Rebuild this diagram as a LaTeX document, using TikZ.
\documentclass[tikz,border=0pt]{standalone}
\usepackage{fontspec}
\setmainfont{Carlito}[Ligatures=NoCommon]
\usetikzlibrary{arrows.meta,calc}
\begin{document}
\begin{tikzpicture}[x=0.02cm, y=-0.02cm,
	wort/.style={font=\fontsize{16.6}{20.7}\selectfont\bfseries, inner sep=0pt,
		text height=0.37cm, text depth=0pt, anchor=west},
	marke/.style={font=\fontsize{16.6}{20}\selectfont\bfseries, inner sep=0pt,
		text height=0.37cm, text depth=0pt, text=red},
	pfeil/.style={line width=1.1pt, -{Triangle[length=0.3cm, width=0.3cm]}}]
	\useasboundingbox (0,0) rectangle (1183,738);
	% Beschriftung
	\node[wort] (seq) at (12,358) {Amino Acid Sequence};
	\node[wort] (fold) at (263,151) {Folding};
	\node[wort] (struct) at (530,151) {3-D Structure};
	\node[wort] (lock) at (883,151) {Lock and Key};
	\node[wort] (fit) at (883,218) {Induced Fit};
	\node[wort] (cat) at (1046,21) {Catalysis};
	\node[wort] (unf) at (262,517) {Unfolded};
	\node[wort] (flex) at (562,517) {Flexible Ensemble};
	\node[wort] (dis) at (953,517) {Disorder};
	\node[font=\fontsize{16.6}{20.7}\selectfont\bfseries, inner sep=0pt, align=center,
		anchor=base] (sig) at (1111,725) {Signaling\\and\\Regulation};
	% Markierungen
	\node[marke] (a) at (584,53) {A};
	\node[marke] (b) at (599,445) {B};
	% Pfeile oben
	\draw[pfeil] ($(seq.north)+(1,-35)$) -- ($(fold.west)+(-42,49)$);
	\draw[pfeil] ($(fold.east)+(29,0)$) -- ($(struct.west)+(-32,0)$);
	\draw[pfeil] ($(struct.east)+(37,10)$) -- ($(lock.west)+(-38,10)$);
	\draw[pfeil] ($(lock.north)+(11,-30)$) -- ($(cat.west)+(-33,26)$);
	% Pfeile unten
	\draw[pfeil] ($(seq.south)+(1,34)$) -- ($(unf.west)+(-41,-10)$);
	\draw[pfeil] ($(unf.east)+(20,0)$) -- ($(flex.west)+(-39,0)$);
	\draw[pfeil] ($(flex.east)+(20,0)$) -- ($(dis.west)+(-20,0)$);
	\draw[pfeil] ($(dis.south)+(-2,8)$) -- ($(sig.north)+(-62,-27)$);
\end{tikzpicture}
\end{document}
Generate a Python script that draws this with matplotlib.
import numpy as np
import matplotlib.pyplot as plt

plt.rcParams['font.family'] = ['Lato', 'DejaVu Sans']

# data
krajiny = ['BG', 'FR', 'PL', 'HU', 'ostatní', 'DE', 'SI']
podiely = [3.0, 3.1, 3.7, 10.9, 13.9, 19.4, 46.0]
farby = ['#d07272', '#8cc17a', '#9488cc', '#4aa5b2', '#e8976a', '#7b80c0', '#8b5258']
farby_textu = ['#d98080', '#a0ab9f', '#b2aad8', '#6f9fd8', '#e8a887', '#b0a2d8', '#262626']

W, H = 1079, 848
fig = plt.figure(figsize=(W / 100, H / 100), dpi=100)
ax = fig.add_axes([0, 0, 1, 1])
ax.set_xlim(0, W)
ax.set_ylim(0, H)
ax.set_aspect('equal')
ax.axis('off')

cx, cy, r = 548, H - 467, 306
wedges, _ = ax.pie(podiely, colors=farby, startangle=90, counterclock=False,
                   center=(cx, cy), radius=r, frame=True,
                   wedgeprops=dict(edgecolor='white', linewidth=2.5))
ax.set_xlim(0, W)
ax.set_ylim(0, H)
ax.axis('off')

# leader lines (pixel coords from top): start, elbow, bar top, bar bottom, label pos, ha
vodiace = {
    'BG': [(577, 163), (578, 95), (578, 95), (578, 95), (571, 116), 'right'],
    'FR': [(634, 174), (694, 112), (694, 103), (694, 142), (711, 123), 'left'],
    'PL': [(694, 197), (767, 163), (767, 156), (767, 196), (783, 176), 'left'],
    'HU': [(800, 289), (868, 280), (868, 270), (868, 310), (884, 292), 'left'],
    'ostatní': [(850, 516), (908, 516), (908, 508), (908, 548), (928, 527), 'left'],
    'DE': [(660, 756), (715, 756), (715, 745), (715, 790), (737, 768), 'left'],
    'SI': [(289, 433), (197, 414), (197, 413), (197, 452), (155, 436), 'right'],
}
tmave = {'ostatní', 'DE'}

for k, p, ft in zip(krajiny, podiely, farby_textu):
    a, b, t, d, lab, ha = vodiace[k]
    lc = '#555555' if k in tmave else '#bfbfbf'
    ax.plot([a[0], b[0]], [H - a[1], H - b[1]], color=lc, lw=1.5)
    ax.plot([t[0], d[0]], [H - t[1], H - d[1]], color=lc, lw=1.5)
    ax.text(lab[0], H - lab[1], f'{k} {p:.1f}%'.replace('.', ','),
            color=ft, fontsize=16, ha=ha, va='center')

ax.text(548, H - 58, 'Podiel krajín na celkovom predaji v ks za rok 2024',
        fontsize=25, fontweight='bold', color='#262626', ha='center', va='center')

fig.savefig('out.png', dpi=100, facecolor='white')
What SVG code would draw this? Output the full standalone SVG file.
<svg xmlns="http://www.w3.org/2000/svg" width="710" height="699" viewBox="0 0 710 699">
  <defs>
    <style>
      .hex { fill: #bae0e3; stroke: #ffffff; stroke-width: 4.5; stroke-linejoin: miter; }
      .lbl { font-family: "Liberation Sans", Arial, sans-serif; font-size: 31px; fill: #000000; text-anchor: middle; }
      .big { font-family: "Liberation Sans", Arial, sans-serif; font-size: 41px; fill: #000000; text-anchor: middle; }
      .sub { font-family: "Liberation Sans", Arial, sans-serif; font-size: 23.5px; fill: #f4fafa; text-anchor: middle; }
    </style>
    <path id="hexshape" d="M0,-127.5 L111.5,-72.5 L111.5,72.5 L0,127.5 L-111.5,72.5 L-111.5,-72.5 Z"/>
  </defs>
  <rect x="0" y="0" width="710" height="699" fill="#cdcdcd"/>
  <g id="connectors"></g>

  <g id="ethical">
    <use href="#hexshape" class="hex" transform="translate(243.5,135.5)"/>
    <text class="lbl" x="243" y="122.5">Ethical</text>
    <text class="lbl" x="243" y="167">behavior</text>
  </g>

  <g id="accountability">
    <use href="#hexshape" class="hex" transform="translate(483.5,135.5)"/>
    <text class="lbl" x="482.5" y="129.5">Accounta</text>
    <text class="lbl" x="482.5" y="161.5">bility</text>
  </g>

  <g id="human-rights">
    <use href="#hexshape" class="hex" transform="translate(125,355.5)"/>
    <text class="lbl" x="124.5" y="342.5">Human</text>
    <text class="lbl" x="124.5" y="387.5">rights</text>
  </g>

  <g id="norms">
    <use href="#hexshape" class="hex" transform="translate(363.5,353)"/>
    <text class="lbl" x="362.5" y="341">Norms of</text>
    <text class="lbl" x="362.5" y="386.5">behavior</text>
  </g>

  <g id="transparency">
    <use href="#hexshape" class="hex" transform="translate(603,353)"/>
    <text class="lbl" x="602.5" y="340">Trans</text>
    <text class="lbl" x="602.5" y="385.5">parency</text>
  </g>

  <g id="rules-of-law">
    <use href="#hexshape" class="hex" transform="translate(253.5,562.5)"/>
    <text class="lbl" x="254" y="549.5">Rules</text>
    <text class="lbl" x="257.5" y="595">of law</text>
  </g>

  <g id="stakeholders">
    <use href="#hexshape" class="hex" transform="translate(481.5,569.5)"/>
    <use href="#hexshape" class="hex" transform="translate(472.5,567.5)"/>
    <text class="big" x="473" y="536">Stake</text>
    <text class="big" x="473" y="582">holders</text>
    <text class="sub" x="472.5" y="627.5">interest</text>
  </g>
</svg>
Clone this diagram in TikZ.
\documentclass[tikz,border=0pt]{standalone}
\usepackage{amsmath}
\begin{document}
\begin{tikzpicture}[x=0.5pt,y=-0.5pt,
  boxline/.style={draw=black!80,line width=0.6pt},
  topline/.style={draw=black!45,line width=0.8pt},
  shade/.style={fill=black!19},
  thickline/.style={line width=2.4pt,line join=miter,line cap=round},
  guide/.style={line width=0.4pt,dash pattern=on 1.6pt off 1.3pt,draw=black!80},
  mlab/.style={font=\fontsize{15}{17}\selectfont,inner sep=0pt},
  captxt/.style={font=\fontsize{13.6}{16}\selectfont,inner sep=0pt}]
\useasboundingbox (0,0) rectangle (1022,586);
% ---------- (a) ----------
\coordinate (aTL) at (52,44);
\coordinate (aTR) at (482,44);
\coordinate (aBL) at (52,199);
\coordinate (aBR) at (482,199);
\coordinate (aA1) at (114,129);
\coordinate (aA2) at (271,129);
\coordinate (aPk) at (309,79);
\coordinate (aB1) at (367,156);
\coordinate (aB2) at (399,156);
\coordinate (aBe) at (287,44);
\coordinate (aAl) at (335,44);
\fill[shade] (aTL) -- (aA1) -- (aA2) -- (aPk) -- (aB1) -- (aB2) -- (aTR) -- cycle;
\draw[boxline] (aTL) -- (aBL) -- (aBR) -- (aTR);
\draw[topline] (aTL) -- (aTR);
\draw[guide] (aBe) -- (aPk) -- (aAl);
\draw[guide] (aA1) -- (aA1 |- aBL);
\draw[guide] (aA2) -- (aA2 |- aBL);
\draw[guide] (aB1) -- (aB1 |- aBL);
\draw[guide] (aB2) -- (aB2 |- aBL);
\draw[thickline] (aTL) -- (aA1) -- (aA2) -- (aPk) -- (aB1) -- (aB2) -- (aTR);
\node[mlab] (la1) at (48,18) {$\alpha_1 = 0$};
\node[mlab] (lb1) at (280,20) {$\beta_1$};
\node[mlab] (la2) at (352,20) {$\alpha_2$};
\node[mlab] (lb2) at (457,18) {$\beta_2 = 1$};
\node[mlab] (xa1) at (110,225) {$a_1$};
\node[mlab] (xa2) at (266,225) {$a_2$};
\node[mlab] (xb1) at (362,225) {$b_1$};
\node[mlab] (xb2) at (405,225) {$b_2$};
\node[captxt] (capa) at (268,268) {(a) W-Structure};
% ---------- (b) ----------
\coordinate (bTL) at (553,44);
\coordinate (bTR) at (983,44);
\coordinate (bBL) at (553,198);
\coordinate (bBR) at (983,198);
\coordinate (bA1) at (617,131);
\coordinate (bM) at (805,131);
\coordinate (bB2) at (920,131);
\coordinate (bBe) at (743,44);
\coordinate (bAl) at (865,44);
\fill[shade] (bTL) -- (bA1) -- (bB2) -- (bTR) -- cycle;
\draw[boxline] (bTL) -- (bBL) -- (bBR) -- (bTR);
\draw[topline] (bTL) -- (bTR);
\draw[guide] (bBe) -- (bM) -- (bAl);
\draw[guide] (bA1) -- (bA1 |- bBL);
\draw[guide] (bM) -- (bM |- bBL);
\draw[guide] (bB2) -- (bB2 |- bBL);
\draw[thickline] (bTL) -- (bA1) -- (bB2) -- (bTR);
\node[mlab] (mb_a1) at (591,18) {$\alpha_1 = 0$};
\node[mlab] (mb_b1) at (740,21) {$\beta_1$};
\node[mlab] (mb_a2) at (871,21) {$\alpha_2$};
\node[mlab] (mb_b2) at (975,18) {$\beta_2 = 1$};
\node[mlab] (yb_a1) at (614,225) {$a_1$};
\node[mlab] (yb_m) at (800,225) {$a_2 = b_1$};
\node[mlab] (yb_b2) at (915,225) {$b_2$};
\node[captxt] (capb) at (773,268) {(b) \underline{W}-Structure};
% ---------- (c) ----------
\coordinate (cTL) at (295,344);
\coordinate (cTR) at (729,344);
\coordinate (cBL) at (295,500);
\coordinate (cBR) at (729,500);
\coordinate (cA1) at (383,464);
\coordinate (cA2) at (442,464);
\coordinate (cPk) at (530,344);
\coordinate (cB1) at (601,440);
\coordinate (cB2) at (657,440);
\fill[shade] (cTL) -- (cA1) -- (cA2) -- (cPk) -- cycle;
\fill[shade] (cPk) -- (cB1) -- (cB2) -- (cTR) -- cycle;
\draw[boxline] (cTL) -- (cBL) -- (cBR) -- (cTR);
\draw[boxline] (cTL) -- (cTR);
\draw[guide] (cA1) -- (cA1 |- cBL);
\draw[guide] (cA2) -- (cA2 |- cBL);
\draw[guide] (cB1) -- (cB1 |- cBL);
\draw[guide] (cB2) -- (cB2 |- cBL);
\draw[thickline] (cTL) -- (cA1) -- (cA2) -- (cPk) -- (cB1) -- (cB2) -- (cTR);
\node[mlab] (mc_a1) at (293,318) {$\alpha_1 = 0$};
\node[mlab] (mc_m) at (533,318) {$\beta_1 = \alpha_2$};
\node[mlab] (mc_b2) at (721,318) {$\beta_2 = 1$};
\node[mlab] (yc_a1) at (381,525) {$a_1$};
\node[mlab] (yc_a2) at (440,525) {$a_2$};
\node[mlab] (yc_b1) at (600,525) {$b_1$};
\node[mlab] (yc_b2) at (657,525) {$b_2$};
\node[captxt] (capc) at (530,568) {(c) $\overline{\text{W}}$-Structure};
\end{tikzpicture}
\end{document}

* * * * *

_Task to carry out:_
Copy all lines from the listing that contain "diagram".

_Task solution:_
Rebuild this diagram as a LaTeX document, using TikZ.
Clone this diagram in TikZ.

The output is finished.